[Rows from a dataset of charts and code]
○ ○ ○ ○ ○ ○ ○
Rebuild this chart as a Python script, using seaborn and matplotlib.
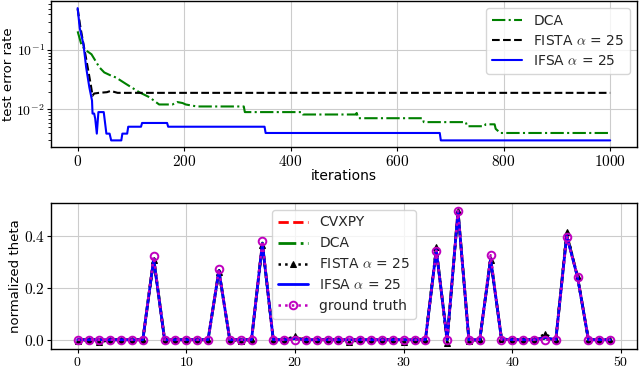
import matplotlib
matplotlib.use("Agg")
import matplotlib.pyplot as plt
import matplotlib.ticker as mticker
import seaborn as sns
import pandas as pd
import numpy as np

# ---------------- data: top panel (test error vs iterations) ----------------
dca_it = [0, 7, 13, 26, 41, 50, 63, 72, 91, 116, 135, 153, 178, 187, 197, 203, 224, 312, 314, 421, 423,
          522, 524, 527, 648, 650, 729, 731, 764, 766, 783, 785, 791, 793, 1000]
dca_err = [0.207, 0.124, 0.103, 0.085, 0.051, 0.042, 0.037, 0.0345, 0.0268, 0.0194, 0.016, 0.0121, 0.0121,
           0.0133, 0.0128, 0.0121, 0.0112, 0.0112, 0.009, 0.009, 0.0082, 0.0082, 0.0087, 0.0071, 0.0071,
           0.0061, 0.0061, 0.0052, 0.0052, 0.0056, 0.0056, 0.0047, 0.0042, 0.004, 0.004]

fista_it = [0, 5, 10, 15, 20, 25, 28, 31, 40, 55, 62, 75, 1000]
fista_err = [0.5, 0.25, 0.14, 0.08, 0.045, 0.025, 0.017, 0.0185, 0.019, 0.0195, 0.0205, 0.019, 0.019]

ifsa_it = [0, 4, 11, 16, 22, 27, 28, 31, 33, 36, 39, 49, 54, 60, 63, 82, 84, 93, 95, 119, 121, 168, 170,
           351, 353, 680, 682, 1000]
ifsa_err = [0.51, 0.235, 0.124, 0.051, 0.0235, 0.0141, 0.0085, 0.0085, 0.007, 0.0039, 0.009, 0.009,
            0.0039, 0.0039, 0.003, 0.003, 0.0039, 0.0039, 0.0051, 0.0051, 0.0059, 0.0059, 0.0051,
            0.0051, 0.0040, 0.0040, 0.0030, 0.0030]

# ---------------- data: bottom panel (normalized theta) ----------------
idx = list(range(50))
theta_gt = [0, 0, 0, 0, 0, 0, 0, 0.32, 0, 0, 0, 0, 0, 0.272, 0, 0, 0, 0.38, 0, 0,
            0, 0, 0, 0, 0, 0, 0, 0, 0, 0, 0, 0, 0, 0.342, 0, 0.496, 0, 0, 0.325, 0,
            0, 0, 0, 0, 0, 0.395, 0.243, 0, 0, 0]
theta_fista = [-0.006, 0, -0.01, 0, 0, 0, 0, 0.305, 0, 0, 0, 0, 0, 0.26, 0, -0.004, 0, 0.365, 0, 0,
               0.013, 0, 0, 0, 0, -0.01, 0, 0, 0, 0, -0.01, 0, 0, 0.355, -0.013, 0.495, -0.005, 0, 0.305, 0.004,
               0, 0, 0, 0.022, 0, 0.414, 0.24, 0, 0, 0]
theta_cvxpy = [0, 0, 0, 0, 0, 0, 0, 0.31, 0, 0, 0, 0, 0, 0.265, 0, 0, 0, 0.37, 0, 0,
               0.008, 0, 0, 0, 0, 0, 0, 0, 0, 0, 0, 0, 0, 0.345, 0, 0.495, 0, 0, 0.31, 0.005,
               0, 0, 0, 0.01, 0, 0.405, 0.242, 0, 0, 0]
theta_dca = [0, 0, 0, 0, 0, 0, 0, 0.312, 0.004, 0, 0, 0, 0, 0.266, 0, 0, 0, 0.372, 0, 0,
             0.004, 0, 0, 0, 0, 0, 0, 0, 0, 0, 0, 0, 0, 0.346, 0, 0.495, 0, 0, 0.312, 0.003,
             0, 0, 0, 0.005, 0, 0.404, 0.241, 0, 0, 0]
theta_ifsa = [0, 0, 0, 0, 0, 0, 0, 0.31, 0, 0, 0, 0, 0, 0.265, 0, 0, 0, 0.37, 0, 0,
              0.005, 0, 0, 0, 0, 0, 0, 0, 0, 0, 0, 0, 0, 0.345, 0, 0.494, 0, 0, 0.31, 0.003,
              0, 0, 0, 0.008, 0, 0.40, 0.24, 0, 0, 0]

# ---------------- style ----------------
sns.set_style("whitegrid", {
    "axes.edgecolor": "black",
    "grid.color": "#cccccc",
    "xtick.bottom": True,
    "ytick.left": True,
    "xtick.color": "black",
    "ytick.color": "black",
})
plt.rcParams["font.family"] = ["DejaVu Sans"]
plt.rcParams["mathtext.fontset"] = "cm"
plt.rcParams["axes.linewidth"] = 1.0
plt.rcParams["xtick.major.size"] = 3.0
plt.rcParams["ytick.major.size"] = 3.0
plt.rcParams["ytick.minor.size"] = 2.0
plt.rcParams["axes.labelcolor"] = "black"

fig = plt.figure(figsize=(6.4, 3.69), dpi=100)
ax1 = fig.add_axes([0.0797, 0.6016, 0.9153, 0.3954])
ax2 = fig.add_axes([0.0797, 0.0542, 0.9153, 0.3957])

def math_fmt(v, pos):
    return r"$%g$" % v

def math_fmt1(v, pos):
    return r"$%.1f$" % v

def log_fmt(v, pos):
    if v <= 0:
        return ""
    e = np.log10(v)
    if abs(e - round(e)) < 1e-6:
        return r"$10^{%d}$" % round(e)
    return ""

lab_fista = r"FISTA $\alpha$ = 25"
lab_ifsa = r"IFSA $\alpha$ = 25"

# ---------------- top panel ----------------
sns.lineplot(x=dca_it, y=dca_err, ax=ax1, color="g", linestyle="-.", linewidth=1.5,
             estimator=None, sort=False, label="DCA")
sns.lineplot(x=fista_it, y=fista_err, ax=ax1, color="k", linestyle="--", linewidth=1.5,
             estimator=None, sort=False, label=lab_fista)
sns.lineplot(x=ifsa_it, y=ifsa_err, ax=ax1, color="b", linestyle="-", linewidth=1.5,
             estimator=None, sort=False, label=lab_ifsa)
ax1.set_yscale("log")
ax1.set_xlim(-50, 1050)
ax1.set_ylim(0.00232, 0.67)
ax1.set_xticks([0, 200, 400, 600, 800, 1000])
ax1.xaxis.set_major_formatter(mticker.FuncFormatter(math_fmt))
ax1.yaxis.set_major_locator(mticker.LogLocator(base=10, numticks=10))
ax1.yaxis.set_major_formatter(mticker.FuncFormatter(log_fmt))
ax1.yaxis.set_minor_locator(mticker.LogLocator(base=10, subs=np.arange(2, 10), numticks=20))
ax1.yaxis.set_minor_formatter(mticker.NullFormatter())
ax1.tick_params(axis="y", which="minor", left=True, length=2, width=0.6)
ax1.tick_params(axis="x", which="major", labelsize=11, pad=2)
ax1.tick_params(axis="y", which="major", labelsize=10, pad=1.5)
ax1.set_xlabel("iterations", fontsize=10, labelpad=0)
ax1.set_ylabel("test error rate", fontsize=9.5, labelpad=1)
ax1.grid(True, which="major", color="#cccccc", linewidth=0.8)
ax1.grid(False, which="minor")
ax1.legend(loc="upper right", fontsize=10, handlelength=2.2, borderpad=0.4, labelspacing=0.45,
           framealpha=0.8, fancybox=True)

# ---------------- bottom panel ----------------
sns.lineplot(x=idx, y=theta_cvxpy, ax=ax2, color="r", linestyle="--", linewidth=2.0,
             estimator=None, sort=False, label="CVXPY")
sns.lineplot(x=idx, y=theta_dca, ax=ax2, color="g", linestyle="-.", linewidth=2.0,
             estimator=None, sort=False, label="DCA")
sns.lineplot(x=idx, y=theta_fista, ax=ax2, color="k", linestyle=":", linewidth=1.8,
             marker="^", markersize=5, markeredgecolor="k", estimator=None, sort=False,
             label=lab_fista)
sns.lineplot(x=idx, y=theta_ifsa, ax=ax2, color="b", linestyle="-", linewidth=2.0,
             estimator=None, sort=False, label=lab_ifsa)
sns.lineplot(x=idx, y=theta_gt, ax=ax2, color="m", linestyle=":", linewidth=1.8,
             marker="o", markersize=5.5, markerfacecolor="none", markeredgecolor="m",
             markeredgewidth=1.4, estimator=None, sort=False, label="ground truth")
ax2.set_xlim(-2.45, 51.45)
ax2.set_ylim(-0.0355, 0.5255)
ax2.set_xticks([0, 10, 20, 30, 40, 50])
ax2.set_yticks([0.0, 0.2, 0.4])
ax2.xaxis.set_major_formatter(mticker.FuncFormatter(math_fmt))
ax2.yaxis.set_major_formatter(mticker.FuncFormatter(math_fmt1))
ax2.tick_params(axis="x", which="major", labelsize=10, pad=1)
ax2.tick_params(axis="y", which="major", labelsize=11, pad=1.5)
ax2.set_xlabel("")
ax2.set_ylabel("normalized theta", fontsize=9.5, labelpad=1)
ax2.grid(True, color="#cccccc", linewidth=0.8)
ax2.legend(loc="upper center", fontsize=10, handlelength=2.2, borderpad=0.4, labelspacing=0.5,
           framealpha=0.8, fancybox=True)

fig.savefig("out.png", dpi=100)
○ ○ ○ ○ ○ ○ ○
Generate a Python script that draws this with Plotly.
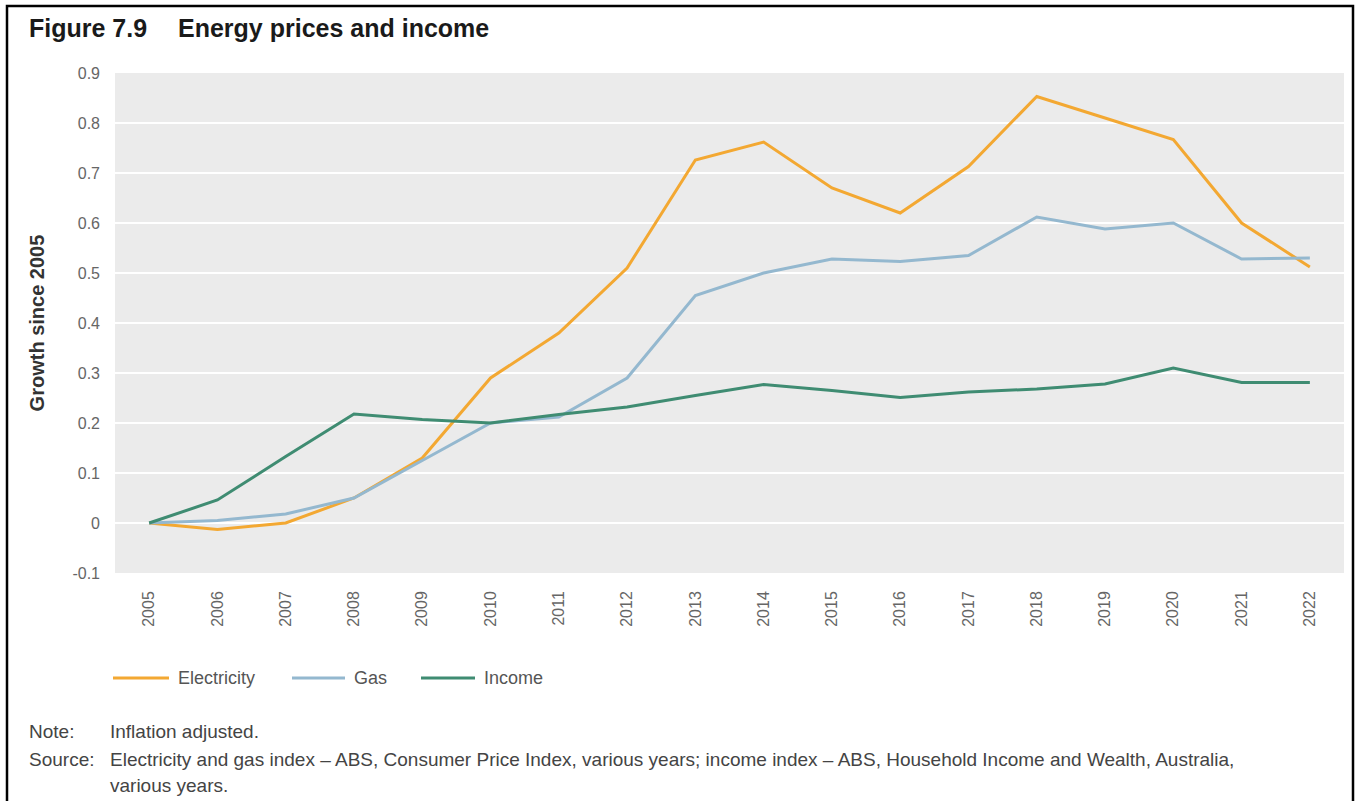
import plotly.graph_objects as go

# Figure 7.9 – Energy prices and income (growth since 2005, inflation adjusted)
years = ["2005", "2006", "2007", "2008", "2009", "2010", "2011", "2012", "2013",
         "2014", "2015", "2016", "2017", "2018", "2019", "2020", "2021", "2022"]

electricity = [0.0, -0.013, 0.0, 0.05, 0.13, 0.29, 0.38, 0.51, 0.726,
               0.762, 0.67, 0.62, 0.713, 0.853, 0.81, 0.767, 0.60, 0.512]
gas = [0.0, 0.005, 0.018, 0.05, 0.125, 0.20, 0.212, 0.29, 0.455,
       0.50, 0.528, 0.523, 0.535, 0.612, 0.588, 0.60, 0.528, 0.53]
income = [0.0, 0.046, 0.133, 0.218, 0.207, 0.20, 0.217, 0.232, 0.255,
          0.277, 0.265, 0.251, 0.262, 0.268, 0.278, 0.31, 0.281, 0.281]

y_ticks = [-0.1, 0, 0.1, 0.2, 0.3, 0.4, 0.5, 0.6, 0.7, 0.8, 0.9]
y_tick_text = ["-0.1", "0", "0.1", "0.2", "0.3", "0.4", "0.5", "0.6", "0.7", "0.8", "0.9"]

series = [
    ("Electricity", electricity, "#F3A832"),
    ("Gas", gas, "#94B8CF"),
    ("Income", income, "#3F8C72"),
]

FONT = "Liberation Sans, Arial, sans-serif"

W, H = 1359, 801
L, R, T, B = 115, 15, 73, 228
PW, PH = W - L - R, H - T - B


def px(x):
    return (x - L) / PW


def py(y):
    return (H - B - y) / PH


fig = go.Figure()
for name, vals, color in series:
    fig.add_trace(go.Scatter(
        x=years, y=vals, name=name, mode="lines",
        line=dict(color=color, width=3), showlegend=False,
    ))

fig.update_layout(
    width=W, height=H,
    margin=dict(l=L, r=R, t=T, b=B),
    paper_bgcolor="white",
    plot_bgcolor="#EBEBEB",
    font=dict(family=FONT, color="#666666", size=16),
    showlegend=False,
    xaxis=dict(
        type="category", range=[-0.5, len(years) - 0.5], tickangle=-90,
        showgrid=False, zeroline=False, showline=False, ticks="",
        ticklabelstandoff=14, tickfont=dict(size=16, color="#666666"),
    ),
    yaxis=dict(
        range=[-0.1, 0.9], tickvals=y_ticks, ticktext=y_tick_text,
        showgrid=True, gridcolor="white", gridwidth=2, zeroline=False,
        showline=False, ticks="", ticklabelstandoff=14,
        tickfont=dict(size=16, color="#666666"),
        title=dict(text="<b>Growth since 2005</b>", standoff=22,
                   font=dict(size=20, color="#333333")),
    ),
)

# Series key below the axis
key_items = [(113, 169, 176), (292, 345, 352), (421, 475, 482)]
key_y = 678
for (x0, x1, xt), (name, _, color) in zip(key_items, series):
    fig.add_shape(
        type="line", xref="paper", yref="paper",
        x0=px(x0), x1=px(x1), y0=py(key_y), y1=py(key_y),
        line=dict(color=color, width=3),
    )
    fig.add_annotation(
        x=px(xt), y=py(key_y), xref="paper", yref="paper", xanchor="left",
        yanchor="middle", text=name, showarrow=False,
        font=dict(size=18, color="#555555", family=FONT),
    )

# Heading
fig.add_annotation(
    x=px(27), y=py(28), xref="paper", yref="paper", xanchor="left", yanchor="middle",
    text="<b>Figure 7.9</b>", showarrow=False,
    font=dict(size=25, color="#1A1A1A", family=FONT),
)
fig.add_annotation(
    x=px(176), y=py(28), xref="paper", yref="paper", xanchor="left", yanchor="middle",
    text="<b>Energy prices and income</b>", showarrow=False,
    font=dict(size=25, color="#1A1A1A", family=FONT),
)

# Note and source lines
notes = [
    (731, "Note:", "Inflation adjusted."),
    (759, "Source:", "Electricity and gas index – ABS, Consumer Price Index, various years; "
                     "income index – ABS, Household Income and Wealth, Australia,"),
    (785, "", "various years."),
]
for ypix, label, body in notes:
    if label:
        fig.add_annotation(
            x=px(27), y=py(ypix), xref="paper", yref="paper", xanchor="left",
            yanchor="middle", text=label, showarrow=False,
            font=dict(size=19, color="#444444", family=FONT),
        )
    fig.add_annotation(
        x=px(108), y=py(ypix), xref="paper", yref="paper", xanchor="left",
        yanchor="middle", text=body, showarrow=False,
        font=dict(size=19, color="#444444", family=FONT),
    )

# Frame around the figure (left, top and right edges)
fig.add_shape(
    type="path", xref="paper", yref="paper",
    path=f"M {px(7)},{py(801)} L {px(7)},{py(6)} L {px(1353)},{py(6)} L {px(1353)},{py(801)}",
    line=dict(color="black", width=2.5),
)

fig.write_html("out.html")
○ ○ ○ ○ ○ ○ ○
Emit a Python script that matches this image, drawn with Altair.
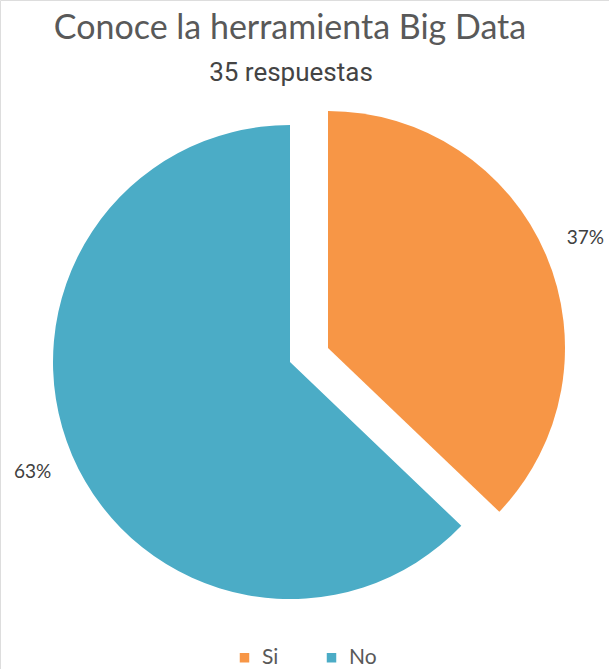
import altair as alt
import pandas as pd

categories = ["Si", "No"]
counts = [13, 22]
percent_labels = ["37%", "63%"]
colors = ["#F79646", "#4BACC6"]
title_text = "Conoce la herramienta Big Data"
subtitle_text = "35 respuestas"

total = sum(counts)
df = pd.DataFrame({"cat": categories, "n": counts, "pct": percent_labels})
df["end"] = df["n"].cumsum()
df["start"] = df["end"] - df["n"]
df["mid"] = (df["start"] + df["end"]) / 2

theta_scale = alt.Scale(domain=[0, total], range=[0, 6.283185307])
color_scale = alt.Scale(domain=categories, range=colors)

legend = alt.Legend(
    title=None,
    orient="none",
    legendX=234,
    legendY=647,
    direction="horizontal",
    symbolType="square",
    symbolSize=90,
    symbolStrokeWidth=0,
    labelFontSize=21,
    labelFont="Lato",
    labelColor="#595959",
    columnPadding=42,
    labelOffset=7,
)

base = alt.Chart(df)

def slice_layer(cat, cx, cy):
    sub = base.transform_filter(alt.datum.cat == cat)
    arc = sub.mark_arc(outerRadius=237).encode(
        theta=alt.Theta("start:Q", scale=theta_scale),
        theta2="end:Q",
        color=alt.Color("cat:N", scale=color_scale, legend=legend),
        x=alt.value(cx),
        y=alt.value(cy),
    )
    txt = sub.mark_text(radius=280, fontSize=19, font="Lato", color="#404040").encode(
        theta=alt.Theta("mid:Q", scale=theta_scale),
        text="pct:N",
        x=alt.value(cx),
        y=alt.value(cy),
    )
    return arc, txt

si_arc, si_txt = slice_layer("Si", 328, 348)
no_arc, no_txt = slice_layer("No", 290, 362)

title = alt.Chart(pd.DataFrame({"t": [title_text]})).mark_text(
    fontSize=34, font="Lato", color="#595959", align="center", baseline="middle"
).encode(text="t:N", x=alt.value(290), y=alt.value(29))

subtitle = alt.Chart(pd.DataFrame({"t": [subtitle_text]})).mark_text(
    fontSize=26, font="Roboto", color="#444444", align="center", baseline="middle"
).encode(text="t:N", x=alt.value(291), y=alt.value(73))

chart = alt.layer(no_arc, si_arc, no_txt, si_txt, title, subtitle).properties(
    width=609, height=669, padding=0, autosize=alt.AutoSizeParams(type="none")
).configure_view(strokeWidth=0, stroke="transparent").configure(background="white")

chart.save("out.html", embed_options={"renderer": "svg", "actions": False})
○ ○ ○ ○ ○ ○ ○
**SHORT TASK:** Keep the images out of the copy. Repeat word for word only the lines from the one containing "Rebuild this chart" through the one containing "0.0051, 0.0040, 0.0040, 0.0030, 0.0030]", both ends included.

**RESULT BELOW:**
Rebuild this chart as a Python script, using seaborn and matplotlib.
import matplotlib
matplotlib.use("Agg")
import matplotlib.pyplot as plt
import matplotlib.ticker as mticker
import seaborn as sns
import pandas as pd
import numpy as np

# ---------------- data: top panel (test error vs iterations) ----------------
dca_it = [0, 7, 13, 26, 41, 50, 63, 72, 91, 116, 135, 153, 178, 187, 197, 203, 224, 312, 314, 421, 423,
          522, 524, 527, 648, 650, 729, 731, 764, 766, 783, 785, 791, 793, 1000]
dca_err = [0.207, 0.124, 0.103, 0.085, 0.051, 0.042, 0.037, 0.0345, 0.0268, 0.0194, 0.016, 0.0121, 0.0121,
           0.0133, 0.0128, 0.0121, 0.0112, 0.0112, 0.009, 0.009, 0.0082, 0.0082, 0.0087, 0.0071, 0.0071,
           0.0061, 0.0061, 0.0052, 0.0052, 0.0056, 0.0056, 0.0047, 0.0042, 0.004, 0.004]

fista_it = [0, 5, 10, 15, 20, 25, 28, 31, 40, 55, 62, 75, 1000]
fista_err = [0.5, 0.25, 0.14, 0.08, 0.045, 0.025, 0.017, 0.0185, 0.019, 0.0195, 0.0205, 0.019, 0.019]

ifsa_it = [0, 4, 11, 16, 22, 27, 28, 31, 33, 36, 39, 49, 54, 60, 63, 82, 84, 93, 95, 119, 121, 168, 170,
           351, 353, 680, 682, 1000]
ifsa_err = [0.51, 0.235, 0.124, 0.051, 0.0235, 0.0141, 0.0085, 0.0085, 0.007, 0.0039, 0.009, 0.009,
            0.0039, 0.0039, 0.003, 0.003, 0.0039, 0.0039, 0.0051, 0.0051, 0.0059, 0.0059, 0.0051,
            0.0051, 0.0040, 0.0040, 0.0030, 0.0030]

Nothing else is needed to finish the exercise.